The podcast, included in the first post, upon which the two posts are based, runs 1 h and 45 minutes. Each post includes a transcript and the first also includes a list of extra resources to learn more, including the above-cited paper “Cyber, Nano, and AGI Risks: Decentralized Approaches to Reducing Risks” by Christine Peterson, Mark S. Miller and Allison Duettmann. This 34-page paper (single spaced) combines a look at Foresight’s beginnings with an insightful discussion of how those founding interests evolved into the current focus on cybersecurity, biotech-based opportunities and threats, and the connection with the more distant benefits and challenges of atomically precise nanotechnology and artificial general intelligence. From the abstract:

The aim of this paper, rather than attempting to present one coherent strategy for reducing existential risks, is to introduce a variety of possible options with the goal of broadening the discussion and inviting further investigation. Two themes appear throughout: (1) the proposed approaches for risk reduction attempt to avoid the dangers of centralized “solutions,” and (2) cybersecurity is not treated as a separate risk.

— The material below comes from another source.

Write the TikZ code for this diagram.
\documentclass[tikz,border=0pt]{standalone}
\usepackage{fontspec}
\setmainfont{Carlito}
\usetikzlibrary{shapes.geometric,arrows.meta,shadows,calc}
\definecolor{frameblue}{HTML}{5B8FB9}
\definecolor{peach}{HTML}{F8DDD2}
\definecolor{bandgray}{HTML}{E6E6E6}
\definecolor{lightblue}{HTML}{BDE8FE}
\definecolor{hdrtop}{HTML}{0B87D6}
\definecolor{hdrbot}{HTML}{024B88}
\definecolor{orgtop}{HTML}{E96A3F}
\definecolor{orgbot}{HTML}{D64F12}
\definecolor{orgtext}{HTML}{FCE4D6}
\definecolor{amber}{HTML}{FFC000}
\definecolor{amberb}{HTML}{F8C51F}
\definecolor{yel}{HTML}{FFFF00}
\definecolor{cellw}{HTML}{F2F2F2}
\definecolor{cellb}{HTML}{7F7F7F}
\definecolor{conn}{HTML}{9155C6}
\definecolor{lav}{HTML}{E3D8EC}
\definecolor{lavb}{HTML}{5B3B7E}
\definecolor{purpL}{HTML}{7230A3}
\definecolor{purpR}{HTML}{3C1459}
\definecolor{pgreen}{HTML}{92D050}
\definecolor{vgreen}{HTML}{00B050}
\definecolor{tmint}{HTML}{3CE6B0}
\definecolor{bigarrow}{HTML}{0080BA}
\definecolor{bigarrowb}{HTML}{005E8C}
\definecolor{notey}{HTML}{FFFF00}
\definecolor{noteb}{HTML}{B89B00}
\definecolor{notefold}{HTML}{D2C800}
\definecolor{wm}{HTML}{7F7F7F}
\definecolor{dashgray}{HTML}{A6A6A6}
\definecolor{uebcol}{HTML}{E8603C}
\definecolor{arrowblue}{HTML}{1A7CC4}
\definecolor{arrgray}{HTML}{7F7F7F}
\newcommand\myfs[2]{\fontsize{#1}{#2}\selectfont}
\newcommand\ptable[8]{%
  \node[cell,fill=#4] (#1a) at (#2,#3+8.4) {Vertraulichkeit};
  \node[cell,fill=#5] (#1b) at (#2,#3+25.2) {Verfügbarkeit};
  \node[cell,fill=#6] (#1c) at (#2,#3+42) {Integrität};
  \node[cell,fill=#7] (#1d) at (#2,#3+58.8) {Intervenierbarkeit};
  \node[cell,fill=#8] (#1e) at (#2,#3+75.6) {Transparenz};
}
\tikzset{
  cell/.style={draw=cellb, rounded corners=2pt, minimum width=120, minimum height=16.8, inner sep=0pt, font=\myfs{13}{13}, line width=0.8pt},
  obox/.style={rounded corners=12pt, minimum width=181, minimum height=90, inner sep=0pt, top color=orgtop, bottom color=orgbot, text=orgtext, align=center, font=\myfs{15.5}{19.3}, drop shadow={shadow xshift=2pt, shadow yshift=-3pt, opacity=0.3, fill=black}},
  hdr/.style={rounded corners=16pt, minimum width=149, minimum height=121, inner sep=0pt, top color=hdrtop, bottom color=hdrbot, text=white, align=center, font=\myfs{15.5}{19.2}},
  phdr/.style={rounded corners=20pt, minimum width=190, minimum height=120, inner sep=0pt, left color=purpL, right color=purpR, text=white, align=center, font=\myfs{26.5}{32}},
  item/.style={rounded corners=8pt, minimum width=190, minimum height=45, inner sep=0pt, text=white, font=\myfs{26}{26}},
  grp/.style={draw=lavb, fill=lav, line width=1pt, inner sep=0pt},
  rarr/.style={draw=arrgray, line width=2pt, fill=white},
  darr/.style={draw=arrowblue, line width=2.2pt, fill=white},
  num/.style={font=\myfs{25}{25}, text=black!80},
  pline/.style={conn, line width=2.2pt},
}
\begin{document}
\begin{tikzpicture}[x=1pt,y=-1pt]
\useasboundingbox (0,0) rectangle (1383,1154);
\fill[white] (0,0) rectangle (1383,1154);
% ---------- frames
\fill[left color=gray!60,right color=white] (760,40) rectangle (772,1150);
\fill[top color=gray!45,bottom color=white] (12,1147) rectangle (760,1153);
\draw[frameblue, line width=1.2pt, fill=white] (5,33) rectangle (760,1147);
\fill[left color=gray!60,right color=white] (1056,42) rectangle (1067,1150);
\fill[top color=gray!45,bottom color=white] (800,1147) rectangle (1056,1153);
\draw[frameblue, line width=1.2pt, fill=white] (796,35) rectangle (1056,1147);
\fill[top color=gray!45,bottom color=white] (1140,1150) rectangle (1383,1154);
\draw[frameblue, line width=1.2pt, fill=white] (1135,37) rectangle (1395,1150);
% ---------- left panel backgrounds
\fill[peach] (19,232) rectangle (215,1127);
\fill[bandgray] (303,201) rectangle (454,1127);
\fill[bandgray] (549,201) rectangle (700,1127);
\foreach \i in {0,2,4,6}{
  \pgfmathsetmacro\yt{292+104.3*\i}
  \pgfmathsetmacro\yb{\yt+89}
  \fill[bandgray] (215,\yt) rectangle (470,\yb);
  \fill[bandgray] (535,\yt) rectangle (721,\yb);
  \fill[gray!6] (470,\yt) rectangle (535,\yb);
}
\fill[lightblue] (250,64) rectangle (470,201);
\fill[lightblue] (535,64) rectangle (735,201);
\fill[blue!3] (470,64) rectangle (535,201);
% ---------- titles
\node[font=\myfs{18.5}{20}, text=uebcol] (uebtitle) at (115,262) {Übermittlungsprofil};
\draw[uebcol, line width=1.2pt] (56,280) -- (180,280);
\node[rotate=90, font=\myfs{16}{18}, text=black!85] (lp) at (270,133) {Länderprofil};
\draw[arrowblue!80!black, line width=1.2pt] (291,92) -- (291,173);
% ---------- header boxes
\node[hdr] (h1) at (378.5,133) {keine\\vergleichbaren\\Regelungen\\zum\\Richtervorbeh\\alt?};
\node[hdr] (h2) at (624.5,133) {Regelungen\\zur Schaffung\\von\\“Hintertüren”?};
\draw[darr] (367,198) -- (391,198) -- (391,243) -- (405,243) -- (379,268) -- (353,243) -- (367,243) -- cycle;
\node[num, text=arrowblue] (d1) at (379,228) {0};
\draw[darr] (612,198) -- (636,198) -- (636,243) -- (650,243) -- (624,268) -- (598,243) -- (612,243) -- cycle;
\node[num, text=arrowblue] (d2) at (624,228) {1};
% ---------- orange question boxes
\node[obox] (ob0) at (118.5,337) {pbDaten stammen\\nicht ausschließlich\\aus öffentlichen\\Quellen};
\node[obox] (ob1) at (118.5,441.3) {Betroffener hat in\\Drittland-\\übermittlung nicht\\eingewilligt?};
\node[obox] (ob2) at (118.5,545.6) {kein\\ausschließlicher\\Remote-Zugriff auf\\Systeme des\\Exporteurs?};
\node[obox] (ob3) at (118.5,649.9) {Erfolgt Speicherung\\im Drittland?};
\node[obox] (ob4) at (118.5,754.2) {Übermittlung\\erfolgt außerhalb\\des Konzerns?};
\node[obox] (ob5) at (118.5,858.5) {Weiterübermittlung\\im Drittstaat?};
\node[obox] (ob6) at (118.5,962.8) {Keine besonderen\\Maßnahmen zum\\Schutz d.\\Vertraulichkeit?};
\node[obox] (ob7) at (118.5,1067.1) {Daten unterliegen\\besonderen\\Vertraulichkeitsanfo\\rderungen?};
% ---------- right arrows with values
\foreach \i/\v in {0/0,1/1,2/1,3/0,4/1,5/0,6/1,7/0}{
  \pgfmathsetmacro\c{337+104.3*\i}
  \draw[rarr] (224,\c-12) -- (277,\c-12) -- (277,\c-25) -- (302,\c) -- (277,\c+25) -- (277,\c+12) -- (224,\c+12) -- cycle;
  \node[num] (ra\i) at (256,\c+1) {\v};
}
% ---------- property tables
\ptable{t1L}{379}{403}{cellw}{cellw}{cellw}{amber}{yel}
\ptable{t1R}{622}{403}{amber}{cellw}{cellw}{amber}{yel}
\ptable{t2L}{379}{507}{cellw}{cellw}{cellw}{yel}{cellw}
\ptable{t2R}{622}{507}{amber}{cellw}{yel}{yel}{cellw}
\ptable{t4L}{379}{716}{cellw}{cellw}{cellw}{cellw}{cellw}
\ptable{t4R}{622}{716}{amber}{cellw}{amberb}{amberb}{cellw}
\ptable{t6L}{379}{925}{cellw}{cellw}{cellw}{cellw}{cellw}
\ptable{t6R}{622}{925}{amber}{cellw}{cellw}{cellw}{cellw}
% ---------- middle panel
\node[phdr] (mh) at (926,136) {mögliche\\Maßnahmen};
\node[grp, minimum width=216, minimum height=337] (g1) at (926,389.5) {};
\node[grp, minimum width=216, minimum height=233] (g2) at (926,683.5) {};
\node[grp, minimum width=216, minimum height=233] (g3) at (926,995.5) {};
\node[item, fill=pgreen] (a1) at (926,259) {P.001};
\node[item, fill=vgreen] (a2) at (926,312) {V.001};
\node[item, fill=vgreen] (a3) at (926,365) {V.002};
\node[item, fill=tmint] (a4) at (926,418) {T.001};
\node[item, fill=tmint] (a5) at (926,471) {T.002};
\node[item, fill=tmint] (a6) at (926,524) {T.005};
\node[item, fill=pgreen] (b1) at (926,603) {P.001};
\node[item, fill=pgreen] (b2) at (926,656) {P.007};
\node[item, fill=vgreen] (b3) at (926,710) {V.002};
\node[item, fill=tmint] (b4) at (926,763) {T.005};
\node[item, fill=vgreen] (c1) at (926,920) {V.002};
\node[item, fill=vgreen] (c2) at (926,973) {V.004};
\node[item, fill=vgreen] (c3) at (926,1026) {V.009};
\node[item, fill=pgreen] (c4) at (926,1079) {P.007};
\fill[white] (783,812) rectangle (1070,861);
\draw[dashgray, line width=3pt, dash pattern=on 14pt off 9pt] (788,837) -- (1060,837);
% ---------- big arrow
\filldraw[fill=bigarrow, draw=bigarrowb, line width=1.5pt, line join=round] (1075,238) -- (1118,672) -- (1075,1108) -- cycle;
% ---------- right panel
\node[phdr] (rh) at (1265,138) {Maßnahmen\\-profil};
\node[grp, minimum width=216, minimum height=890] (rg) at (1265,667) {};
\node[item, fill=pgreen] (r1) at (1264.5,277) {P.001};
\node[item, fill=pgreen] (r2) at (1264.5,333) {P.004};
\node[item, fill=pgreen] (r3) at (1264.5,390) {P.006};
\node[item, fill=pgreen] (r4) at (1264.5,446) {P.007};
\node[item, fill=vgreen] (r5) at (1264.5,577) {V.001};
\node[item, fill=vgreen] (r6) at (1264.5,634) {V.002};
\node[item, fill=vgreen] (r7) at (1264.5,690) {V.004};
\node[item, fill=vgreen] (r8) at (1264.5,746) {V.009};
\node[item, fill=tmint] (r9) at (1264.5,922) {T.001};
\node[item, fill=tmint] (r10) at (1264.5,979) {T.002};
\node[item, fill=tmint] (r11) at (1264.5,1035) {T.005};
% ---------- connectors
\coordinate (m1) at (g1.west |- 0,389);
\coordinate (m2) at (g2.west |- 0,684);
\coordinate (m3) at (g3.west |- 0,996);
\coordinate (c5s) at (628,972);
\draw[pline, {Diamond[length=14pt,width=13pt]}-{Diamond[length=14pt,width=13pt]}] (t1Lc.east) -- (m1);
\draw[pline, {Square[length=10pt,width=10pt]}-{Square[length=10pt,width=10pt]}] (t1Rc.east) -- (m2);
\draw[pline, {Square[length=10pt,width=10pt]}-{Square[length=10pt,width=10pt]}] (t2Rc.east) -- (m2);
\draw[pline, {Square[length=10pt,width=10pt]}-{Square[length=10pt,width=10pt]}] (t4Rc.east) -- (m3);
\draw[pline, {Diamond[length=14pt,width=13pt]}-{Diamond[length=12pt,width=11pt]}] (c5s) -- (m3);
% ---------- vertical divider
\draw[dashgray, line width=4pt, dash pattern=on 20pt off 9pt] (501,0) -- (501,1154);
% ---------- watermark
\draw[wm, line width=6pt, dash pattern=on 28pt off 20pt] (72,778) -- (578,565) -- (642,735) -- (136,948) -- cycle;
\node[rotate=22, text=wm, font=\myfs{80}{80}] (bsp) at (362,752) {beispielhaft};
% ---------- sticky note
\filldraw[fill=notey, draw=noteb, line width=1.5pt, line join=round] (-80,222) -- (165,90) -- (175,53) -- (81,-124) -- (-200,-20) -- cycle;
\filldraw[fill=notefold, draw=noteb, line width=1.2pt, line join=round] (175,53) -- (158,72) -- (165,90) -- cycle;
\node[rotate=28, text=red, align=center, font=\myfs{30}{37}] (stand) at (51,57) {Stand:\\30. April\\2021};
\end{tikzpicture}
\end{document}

Instead, trustworthy cybersecurity is a prerequisite for the success of our proposed approaches to risk reduction.

Our focus is on proposing pathways for reducing risks from advanced nanotechnology and artificial general intelligence.

A paper very well worth reading. On a personal note, I was glad to see the return of interest in one of my favorite sections of Engines of Creation, a proposal for “Inheritance Day.”